Three spoke against the increase in the public hearing preceding action by commissioners, who also approved the county’s 2020 budget. Eric South, one of the foes, cited the controversial property tax increase approved by commissioners in 2016 — about 20%, much larger than the one approved Tuesday — and hikes approved last year and Nov. 19 for the Weber Area 911 and Emergency Services District.

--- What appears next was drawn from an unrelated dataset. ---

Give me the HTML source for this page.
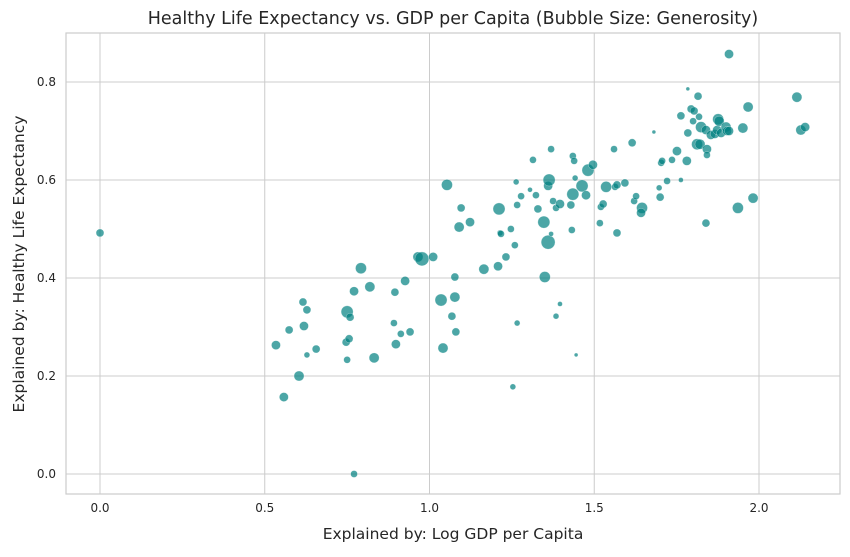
<!DOCTYPE html>
<html><head><meta charset="utf-8"><style>
body{margin:0;background:#fff;font-family:"Liberation Sans","DejaVu Sans",sans-serif}
svg text{font-family:"DejaVu Sans","Liberation Sans",sans-serif;fill:#262626}
</style></head><body>
<svg id="chart" width="850" height="552">
<rect width="850" height="552" fill="#fff"/>
<g id="grid"></g><g id="pts"></g><g id="axes"></g>
<text x="453" y="24" text-anchor="middle" font-size="17.5">Healthy Life Expectancy vs. GDP per Capita (Bubble Size: Generosity)</text>
<text x="453" y="539" text-anchor="middle" font-size="15.5">Explained by: Log GDP per Capita</text>
<text transform="translate(24,264) rotate(-90)" text-anchor="middle" font-size="15.5">Explained by: Healthy Life Expectancy</text>
</svg>
<script>
const gdp=[0.000,0.534,0.558,0.574,0.604,0.616,0.628,0.619,0.628,0.656,0.750,0.759,0.747,0.756,0.750,0.771,0.771,0.792,0.819,0.832,0.892,0.898,0.895,0.913,0.926,0.941,0.965,0.977,1.011,1.035,1.041,1.053,1.068,1.077,1.077,1.080,1.090,1.096,1.123,1.165,1.208,1.211,1.214,1.217,1.232,1.247,1.253,1.259,1.263,1.266,1.266,1.278,1.305,1.314,1.323,1.329,1.347,1.360,1.363,1.360,1.369,1.369,1.375,1.384,1.384,1.396,1.396,1.350,1.429,1.432,1.435,1.435,1.439,1.442,1.445,1.463,1.475,1.481,1.496,1.517,1.520,1.527,1.536,1.560,1.563,1.569,1.569,1.593,1.615,1.621,1.627,1.645,1.642,1.681,1.697,1.700,1.703,1.706,1.721,1.736,1.751,1.763,1.763,1.781,1.784,1.784,1.794,1.803,1.800,1.812,1.815,1.818,1.821,1.824,1.839,1.842,1.842,1.839,1.854,1.866,1.873,1.876,1.879,1.885,1.900,1.903,1.909,1.909,1.936,1.951,1.967,1.982,2.115,2.127,2.140];
const health=[0.492,0.263,0.157,0.294,0.200,0.351,0.335,0.302,0.243,0.255,0.331,0.320,0.269,0.276,0.233,0.000,0.373,0.420,0.382,0.237,0.308,0.265,0.371,0.286,0.394,0.290,0.443,0.439,0.443,0.355,0.257,0.590,0.322,0.361,0.402,0.290,0.504,0.543,0.514,0.418,0.424,0.541,0.492,0.490,0.443,0.500,0.178,0.467,0.596,0.308,0.549,0.567,0.580,0.641,0.569,0.541,0.514,0.588,0.600,0.473,0.663,0.490,0.557,0.543,0.322,0.551,0.347,0.402,0.549,0.498,0.571,0.649,0.639,0.604,0.243,0.588,0.569,0.620,0.631,0.512,0.545,0.551,0.586,0.663,0.586,0.590,0.492,0.594,0.676,0.557,0.567,0.543,0.533,0.698,0.584,0.565,0.635,0.639,0.598,0.641,0.659,0.600,0.731,0.639,0.786,0.696,0.745,0.741,0.720,0.673,0.771,0.729,0.673,0.708,0.702,0.663,0.651,0.512,0.692,0.694,0.702,0.724,0.720,0.696,0.708,0.700,0.857,0.700,0.543,0.706,0.749,0.563,0.769,0.702,0.708];
const generosity=[0.13,0.17,0.17,0.13,0.21,0.13,0.13,0.17,0.07,0.13,0.30,0.13,0.13,0.13,0.10,0.10,0.17,0.25,0.21,0.21,0.10,0.17,0.13,0.10,0.17,0.13,0.21,0.40,0.17,0.30,0.21,0.25,0.13,0.21,0.13,0.13,0.21,0.13,0.17,0.21,0.17,0.30,0.07,0.10,0.13,0.10,0.07,0.10,0.07,0.07,0.10,0.10,0.05,0.10,0.10,0.13,0.30,0.17,0.30,0.40,0.10,0.05,0.10,0.10,0.07,0.17,0.05,0.25,0.13,0.10,0.30,0.10,0.10,0.07,0.03,0.30,0.17,0.30,0.17,0.10,0.10,0.13,0.25,0.10,0.10,0.13,0.13,0.13,0.13,0.10,0.10,0.25,0.17,0.03,0.07,0.13,0.10,0.10,0.10,0.10,0.17,0.05,0.13,0.17,0.03,0.13,0.13,0.13,0.10,0.25,0.13,0.10,0.21,0.25,0.17,0.17,0.10,0.13,0.17,0.17,0.17,0.25,0.21,0.17,0.21,0.17,0.17,0.17,0.25,0.21,0.21,0.21,0.21,0.21,0.17];
const xTicks=[0.0,0.5,1.0,1.5,2.0];
const yTicks=[0.0,0.2,0.4,0.6,0.8];
const X0=66,X1=840,Y0=33,Y1=494;
const xs=v=>100+v*329.5, ys=v=>474-v*490;
const NS='http://www.w3.org/2000/svg';
function mk(tag,attrs,parent){const e=document.createElementNS(NS,tag);for(const k in attrs)e.setAttribute(k,attrs[k]);parent.appendChild(e);return e;}
const grid=document.getElementById('grid'),pts=document.getElementById('pts'),axes=document.getElementById('axes');
xTicks.forEach(t=>{
 const l=mk('line',{x1:xs(t),x2:xs(t),y1:Y0,y2:Y1,stroke:'#cccccc','stroke-width':1},grid);
 
 
 const tx=mk('text',{x:xs(t),y:Y1+18,'text-anchor':'middle','font-size':12},axes);tx.textContent=t.toFixed(1);
 
 
});
yTicks.forEach(t=>{
 const l=mk('line',{x1:X0,x2:X1,y1:ys(t),y2:ys(t),stroke:'#cccccc','stroke-width':1},grid);
 
 
 const tx=mk('text',{x:X0-10,y:ys(t)+4,'text-anchor':'end','font-size':12},axes);tx.textContent=t.toFixed(1);
 
 
});
const fr=mk('rect',{x:X0,y:Y0,width:X1-X0,height:Y1-Y0,fill:'none',stroke:'#cccccc','stroke-width':1.2},axes);


gdp.forEach((g,i)=>{
 const c=mk('circle',{cx:xs(g),cy:ys(health[i]),r:Math.sqrt(generosity[i])*11,fill:'#008080','fill-opacity':0.7,stroke:'#ffffff','stroke-opacity':0.5,'stroke-width':0.5},pts);
 
 
});
</script>
</body></html>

“Not in favor of a tax increase,” South said. “County needs to live within its means ... I’m not opposed to people paying their fair share. But by the same token, I live out in unincorporated Weber County. I don’t see a whole lot of county services out there.”

Weber County

Property owners in unincorporated Weber County, shown in pink, will likely see a rise in their county tax bills in 2020 per an increase approved by County Commissioners on Tuesday Nov. 26, 2019, as part of 2020 budget deliberations.

Commissioners publicly unveiled the proposed municipal services fund tax hike in late October and subsequently held a pair of public meetings on the plans ahead of Tuesday’s action. As is, general fund revenue, coming from all county property owners, including those in cities, has helped subsidize the cost of county services in unincorporated areas. State law, though, requires that services in unincorporated areas be funded by taxes coming from just unincorporated areas, spurring the tax hike.

All along, county officials have emphasized that taxes collected in the general fund will be going down by around $500,000 for 2020, resulting in a slight potential property tax dip for property owners living in the county’s 15 cities and towns. In fact, about 94% of county residents live in incorporated areas, with just 6% living in unincorporated areas, meaning the vast majority of property tax owners are in line for a dip in their county property tax bills, notwithstanding the municipal services fund hike.

The municipal services fund tax hike will double the property tax bill on that particular line item for impacted property owners. For the owner of a home valued at $280,000, taxes will go from an estimated $20 to $41 while the increase for the owner of a $403,000 home will see the line item go from $29 to $59, according to county figures.

Offsetting that, at least in part, will be the reduction in the tax on the general fund line item, an estimated $4.61 for the owner of a $280,000 home.

Commissioner Scott Jenkins said an even bigger hike in the municipal services fee tax rate would be required to remedy an expected shortfall in the line item over the long haul. Commissioners, though, couldn’t stomach a bigger hike than the one proposed, he said. Moreover, officials cited ongoing talk among some in western Weber County of incorporating the area, saying they’d like to see where that initiative goes before boosting taxes even more.

The 2020 county budget, made up of several funds and other varied elements, calls for around $213.5 million in overall spending, up from $209.7 million for 2019, according to a preliminary version of the spending plan. Estimated spending in governmental funds, representing key operations like public safety, road and park maintenance, libraries and more, totals around $170.1 million, up from $167.5 million for 2019.

County employees will get a 45-cent per hour pay hike to offset increases in insurance premiums. Beyond that, employees will also be eligible for performance-based pay hikes of up to 3%.